* **SET EXERCISE**
Could you repeat, exactly as they stand, the lines between the one with "Output the component" and the one with "const ref = useRef<HTMLCanvasElement>(null);", inclusive, minus the pictures?

○ ○ ○ ○

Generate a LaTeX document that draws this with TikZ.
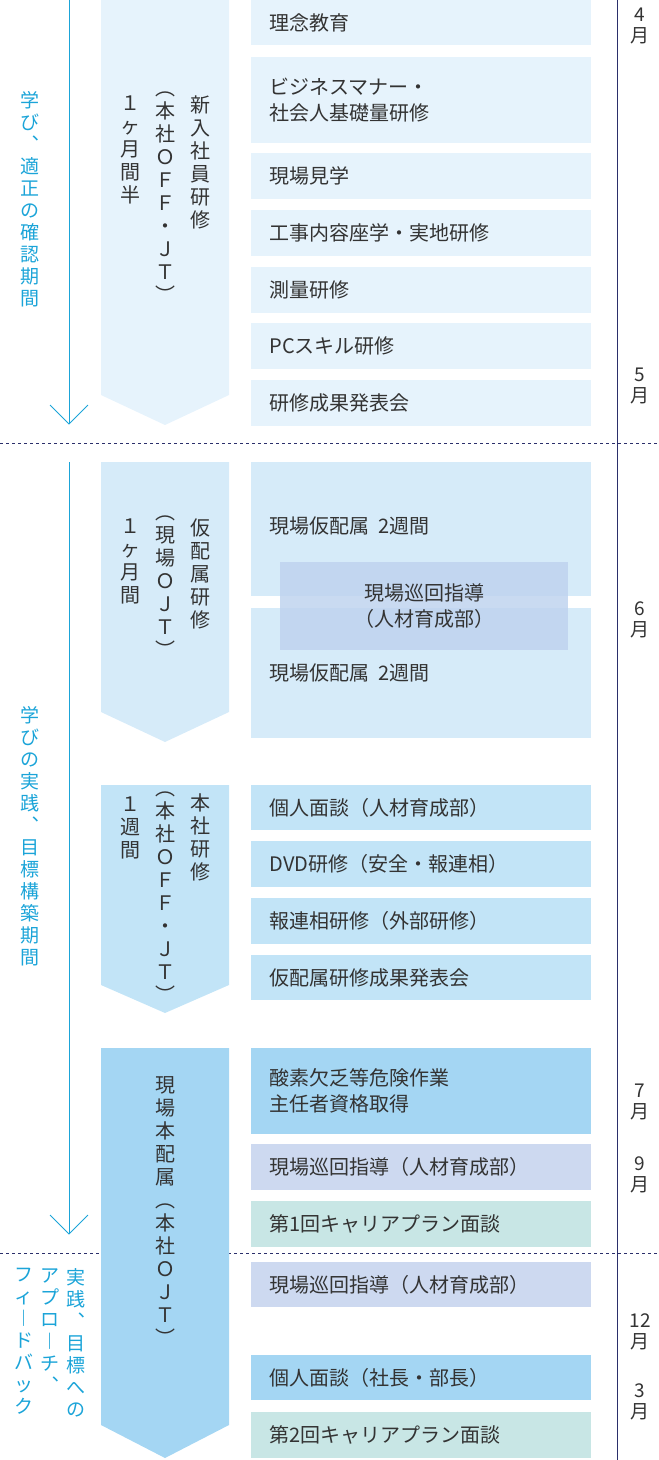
\documentclass[tikz,border=0pt]{standalone}
\usepackage{fontspec}
\setmainfont{Noto Sans CJK JP}
\definecolor{txt}{HTML}{333333}
\definecolor{blu}{HTML}{1BA4D8}
\definecolor{cA}{HTML}{E6F3FC}
\definecolor{cB}{HTML}{D6EBF9}
\definecolor{cC}{HTML}{C2E4F7}
\definecolor{cD}{HTML}{A4D6F3}
\definecolor{cO}{HTML}{BFD3EF}
\definecolor{cL}{HTML}{CDD9F0}
\definecolor{cT}{HTML}{C8E6E5}
\definecolor{navy}{HTML}{2B2F6B}
\begin{document}
\begin{tikzpicture}[x=1pt,y=-1pt,
  bx/.style={text=txt,font=\fontsize{20}{26}\selectfont,align=left,anchor=west},
  vt/.style={text=txt,font=\fontsize{20}{23}\selectfont,align=center,anchor=north},
  vb/.style={text=blu,font=\fontsize{19}{22}\selectfont,align=center,anchor=north},
  mo/.style={text=txt,font=\fontsize{19}{21}\selectfont,align=center,anchor=north},
  dsh/.style={navy,dashed,line width=0.6pt}]
\useasboundingbox (0,0) rectangle (659,1460);
% timeline
\draw[navy,line width=1pt] (617,0) -- (617,1460);
\draw[dsh] (0,443) -- (659,443);
\draw[dsh] (0,1253) -- (659,1253);
% left arrows
\draw[blu,line width=1pt] (69,0) -- (69,424);
\draw[blu,line width=1pt] (50,405) -- (69,424) -- (88,405);
\draw[blu,line width=1pt] (69,462) -- (69,1234);
\draw[blu,line width=1pt] (50,1215) -- (69,1234) -- (88,1215);
\node[vb] (l1) at (30,88) {学\\び\\︑\\適\\正\\の\\確\\認\\期\\間};
\node[vb] (l2) at (30,703) {学\\び\\の\\実\\践\\︑\\目\\標\\構\\築\\期\\間};
\node[vb] (l3a) at (76,1265) {実\\践\\︑\\目\\標\\へ\\の};
\node[vb] (l3b) at (50,1265) {ア\\プ\\ロ\\︱\\チ\\︑};
\node[vb] (l3c) at (24,1265) {フ\\ィ\\︱\\ド\\バ\\ッ\\ク};
% chevrons
\fill[cA] (101,0) -- (229,0) -- (229,395) -- (165,425) -- (101,395) -- cycle;
\fill[cB] (101,462) -- (229,462) -- (229,712) -- (165,742) -- (101,712) -- cycle;
\fill[cC] (101,785) -- (229,785) -- (229,985) -- (165,1013) -- (101,985) -- cycle;
\fill[cD] (101,1048) -- (229,1048) -- (229,1425) -- (165,1458) -- (101,1425) -- cycle;
\node[vt] (s1a) at (200,92) {新\\入\\社\\員\\研\\修};
\node[vt] (s1b) at (165,88) {︵\\本\\社\\Ｏ\\Ｆ\\Ｆ\\・\\Ｊ\\Ｔ\\︶};
\node[vt] (s1c) at (130,92) {１\\ヶ\\月\\間\\半};
\node[vt] (s2a) at (200,515) {仮\\配\\属\\研\\修};
\node[vt] (s2b) at (165,512) {︵\\現\\場\\Ｏ\\Ｊ\\Ｔ\\︶};
\node[vt] (s2c) at (130,515) {１\\ヶ\\月\\間};
\node[vt] (s3a) at (200,790) {本\\社\\研\\修};
\node[vt] (s3b) at (165,788) {︵\\本\\社\\Ｏ\\Ｆ\\Ｆ\\・\\Ｊ\\Ｔ\\︶};
\node[vt] (s3c) at (130,793) {１\\週\\間};
\node[vt] (s4) at (165,1073) {現\\場\\本\\配\\属\\︵\\本\\社\\Ｏ\\Ｊ\\Ｔ\\︶};
% boxes
\foreach \ya/\yb/\c/\t in {0/45/cA/理念教育,
 57/143/cA/{ビジネスマナー・\\社会人基礎量研修},
 153/199/cA/現場見学, 210/256/cA/工事内容座学・実地研修,
 267/313/cA/測量研修, 323/369/cA/PCスキル研修, 380/426/cA/研修成果発表会,
 785/830/cC/個人面談（人材育成部）, 841/887/cC/DVD研修（安全・報連相）,
 898/944/cC/報連相研修（外部研修）, 955/1000/cC/仮配属研修成果発表会,
 1048/1134/cD/{酸素欠乏等危険作業\\主任者資格取得},
 1144/1190/cL/現場巡回指導（人材育成部）, 1201/1247/cT/第1回キャリアプラン面談,
 1262/1307/cL/現場巡回指導（人材育成部）, 1355/1400/cD/個人面談（社長・部長）,
 1412/1458/cT/第2回キャリアプラン面談}{
  \fill[\c] (251,\ya) rectangle (591,\yb);
  \node[bx] at (266,{(\ya+\yb)/2}) {\t};
}
\fill[cB] (251,462) rectangle (591,596);
\fill[cB] (251,608) rectangle (591,738);
\node[bx] (p1) at (266,526) {現場仮配属\ \ 2週間};
\node[bx] (p2) at (266,673) {現場仮配属\ \ 2週間};
\fill[cO,opacity=0.85] (280,562) rectangle (568,650);
\node[text=txt,font=\fontsize{20}{26}\selectfont,align=center] (ov) at (424,606) {現場巡回指導\\（人材育成部）};
% months
\node[mo] (m4) at (640,4) {4\\月};
\node[mo] (m5) at (640,364) {5\\月};
\node[mo] (m6) at (640,598) {6\\月};
\node[mo] (m7) at (640,1080) {7\\月};
\node[mo] (m9) at (640,1153) {9\\月};
\node[mo] (m12) at (640,1310) {12\\月};
\node[mo] (m3) at (640,1380) {3\\月};
\end{tikzpicture}
\end{document}
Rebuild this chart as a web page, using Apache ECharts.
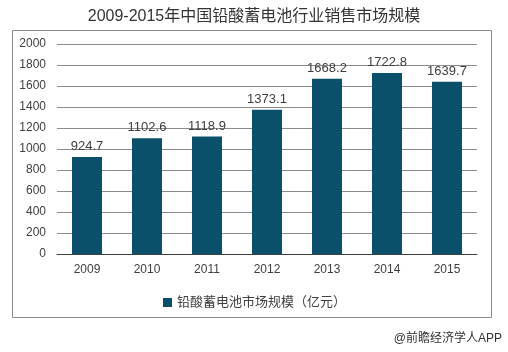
<!DOCTYPE html>
<html>
<head>
<meta charset="utf-8">
<script src="https://cdn.jsdelivr.net/npm/echarts@6/dist/echarts.min.js"></script>
<style>
  html, body { margin: 0; padding: 0; background: #fff; }
  #main { width: 508px; height: 352px; }
</style>
</head>
<body>
<div id="main"></div>
<script>
// 数据
var years = ['2009', '2010', '2011', '2012', '2013', '2014', '2015'];
var sales = [924.7, 1102.6, 1118.9, 1373.1, 1668.2, 1722.8, 1639.7];
var seriesName = '铅酸蓄电池市场规模（亿元）';
var fontFamily = '"Liberation Sans", Arial, "Noto Sans CJK SC", sans-serif';

var myChart = echarts.init(document.getElementById('main'));

var option = {
  backgroundColor: '#fff',
  textStyle: { fontFamily: fontFamily },
  title: {
    text: '2009-2015年中国铅酸蓄电池行业销售市场规模',
    left: 'center',
    top: 4,
    textStyle: { fontSize: 16, fontWeight: 'normal', color: '#333', fontFamily: fontFamily }
  },
  legend: {
    data: [seriesName],
    top: 291,
    left: 158,
    itemWidth: 9,
    itemHeight: 9,
    itemGap: 4,
    icon: 'rect',
    textStyle: { fontSize: 13, color: '#404040', fontFamily: fontFamily }
  },
  grid: { left: 57, right: 31, top: 44, bottom: 98 },
  xAxis: {
    type: 'category',
    data: years,
    axisTick: { show: false },
    axisLine: { lineStyle: { color: '#404040' } },
    axisLabel: { color: '#404040', fontSize: 12, margin: 10 }
  },
  yAxis: {
    type: 'value',
    min: 0,
    max: 2000,
    interval: 200,
    axisLine: { show: false },
    axisTick: { show: false },
    axisLabel: {
      color: '#404040', fontSize: 12, margin: 11,
      formatter: function (v) { return String(v); }
    },
    splitLine: { lineStyle: { color: '#8c8c8c' } }
  },
  series: [{
    name: seriesName,
    type: 'bar',
    data: sales,
    barWidth: 30,
    itemStyle: { color: '#0b506b' },
    label: { show: true, position: 'top', color: '#404040', fontSize: 13, distance: 4 }
  }],
  graphic: [
    {
      type: 'rect',
      shape: { x: 12.5, y: 30.5, width: 479, height: 287 },
      style: { fill: 'none', stroke: '#8a8a8a', lineWidth: 1 },
      silent: true
    },
    {
      type: 'text',
      right: 6,
      top: 333,
      style: { text: '@前瞻经济学人APP', fill: '#333', font: '12px ' + fontFamily }
    }
  ]
};

myChart.setOption(option);
</script>
</body>
</html>
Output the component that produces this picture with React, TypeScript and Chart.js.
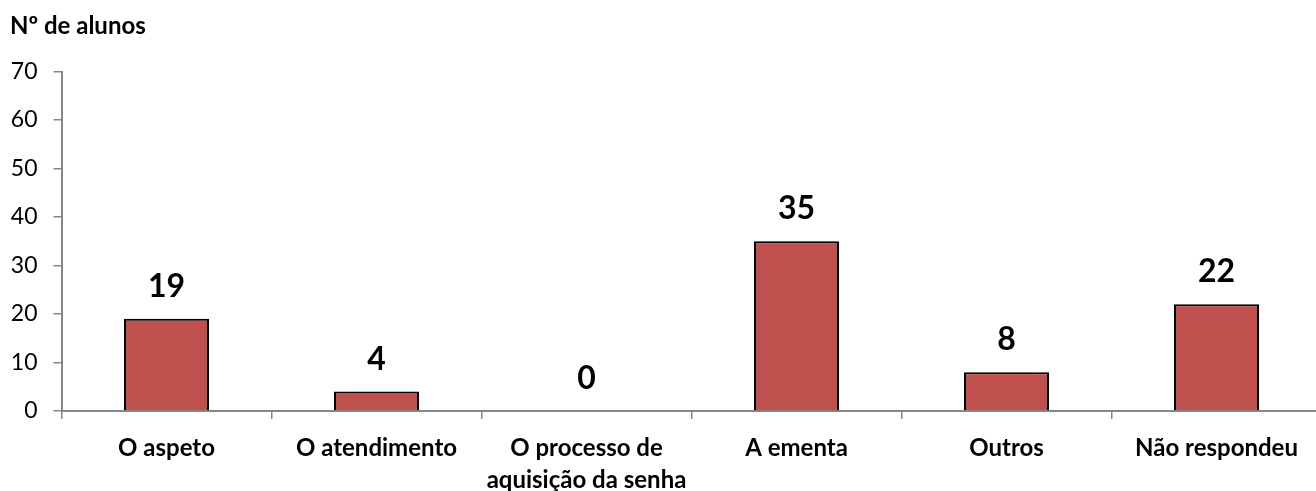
import React, { useEffect, useRef } from "react";
import { Chart, registerables } from "chart.js";

Chart.register(...registerables);

const categories: (string | string[])[] = [
  "O aspeto",
  "O atendimento",
  ["O processo de", "aquisição da senha"],
  "A ementa",
  "Outros",
  "Não respondeu",
];
const alunos: number[] = [19, 4, 0, 35, 8, 22];
const yTicks: number[] = [0, 10, 20, 30, 40, 50, 60, 70];
const yAxisTitle = "Nº de alunos";

const FONT = "Lato, 'Open Sans', sans-serif";
const AXIS = "#868686";

const CANVAS_W = 1330;
const CANVAS_H = 491;
const PLOT_LEFT = 61.5;
const PLOT_TOP = 71.5;
const PLOT_BOTTOM = 411;

// Bold value labels above each bar plus the axis heading at the top left
const labelsPlugin = {
  id: "valueLabels",
  afterDatasetsDraw(chart: any) {
    const { ctx } = chart;
    const meta = chart.getDatasetMeta(0);
    const ds = chart.data.datasets[0];
    ctx.save();
    ctx.fillStyle = "#000";
    ctx.font = `bold 32px ${FONT}`;
    ctx.textAlign = "center";
    ctx.textBaseline = "alphabetic";
    meta.data.forEach((bar: any, i: number) => {
      ctx.fillText(String(ds.data[i]), bar.x, bar.y - 22);
    });
    ctx.font = `bold 24px ${FONT}`;
    ctx.textAlign = "left";
    ctx.fillText(yAxisTitle, 10, 34);
    ctx.restore();
  },
};

export default function App() {
  const ref = useRef<HTMLCanvasElement>(null);

  useEffect(() => {
    if (!ref.current) return;
    const chart = new Chart(ref.current, {
      type: "bar",
      data: {
        labels: categories,
        datasets: [
          {
            data: alunos,
            backgroundColor: "#C0504D",
            borderColor: "#000000",
            borderWidth: 2,
            categoryPercentage: 1,
            barPercentage: 0.405,
          },
        ],
      },
      options: {
        animation: false,
        responsive: false,
        maintainAspectRatio: false,
        layout: {
          padding: { left: 0, top: PLOT_TOP, right: CANVAS_W - PLOT_LEFT - 6 * 210, bottom: 0 },
        },
        plugins: {
          legend: { display: false },
          tooltip: { enabled: false },
          title: { display: false },
        },
        scales: {
          x: {
            offset: true,
            grid: {
              display: true,
              offset: true,
              drawOnChartArea: false,
              drawTicks: true,
              tickLength: 8,
              color: AXIS,
              lineWidth: 1.5,
            },
            border: { display: true, color: AXIS, width: 2 },
            ticks: {
              color: "#000",
              font: { family: FONT, size: 24, weight: "bold", lineHeight: 1.3 },
              padding: 14,
              maxRotation: 0,
              autoSkip: false,
            },
            afterFit(scale: any) {
              scale.height = CANVAS_H - PLOT_BOTTOM;
            },
          },
          y: {
            min: 0,
            max: 70,
            afterBuildTicks(scale: any) {
              scale.ticks = yTicks.map((v) => ({ value: v }));
            },
            grid: {
              display: true,
              drawOnChartArea: false,
              drawTicks: true,
              tickLength: 8,
              color: AXIS,
              lineWidth: 1.5,
            },
            border: { display: true, color: AXIS, width: 2 },
            ticks: {
              color: "#000",
              font: { family: FONT, size: 23 },
              padding: 16,
            },
            afterFit(scale: any) {
              scale.width = PLOT_LEFT;
            },
          },
        },
      },
      plugins: [labelsPlugin],
    });
    return () => chart.destroy();
  }, []);

  return (
    <div
      style={{
        position: "absolute",
        left: 0,
        top: 0,
        width: 1316,
        height: CANVAS_H,
        overflow: "hidden",
        background: "#fff",
      }}
    >
      <canvas ref={ref} width={CANVAS_W} height={CANVAS_H} style={{ display: "block" }} />
    </div>
  );
}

○ ○ ○ ○

* **SOLUTION FOR THIS TASK**
Output the component that produces this picture with React, TypeScript and Chart.js.
import React, { useEffect, useRef } from "react";
import { Chart, registerables } from "chart.js";

Chart.register(...registerables);

const categories: (string | string[])[] = [
  "O aspeto",
  "O atendimento",
  ["O processo de", "aquisição da senha"],
  "A ementa",
  "Outros",
  "Não respondeu",
];
const alunos: number[] = [19, 4, 0, 35, 8, 22];
const yTicks: number[] = [0, 10, 20, 30, 40, 50, 60, 70];
const yAxisTitle = "Nº de alunos";

const FONT = "Lato, 'Open Sans', sans-serif";
const AXIS = "#868686";

const CANVAS_W = 1330;
const CANVAS_H = 491;
const PLOT_LEFT = 61.5;
const PLOT_TOP = 71.5;
const PLOT_BOTTOM = 411;

// Bold value labels above each bar plus the axis heading at the top left
const labelsPlugin = {
  id: "valueLabels",
  afterDatasetsDraw(chart: any) {
    const { ctx } = chart;
    const meta = chart.getDatasetMeta(0);
    const ds = chart.data.datasets[0];
    ctx.save();
    ctx.fillStyle = "#000";
    ctx.font = `bold 32px ${FONT}`;
    ctx.textAlign = "center";
    ctx.textBaseline = "alphabetic";
    meta.data.forEach((bar: any, i: number) => {
      ctx.fillText(String(ds.data[i]), bar.x, bar.y - 22);
    });
    ctx.font = `bold 24px ${FONT}`;
    ctx.textAlign = "left";
    ctx.fillText(yAxisTitle, 10, 34);
    ctx.restore();
  },
};

export default function App() {
  const ref = useRef<HTMLCanvasElement>(null);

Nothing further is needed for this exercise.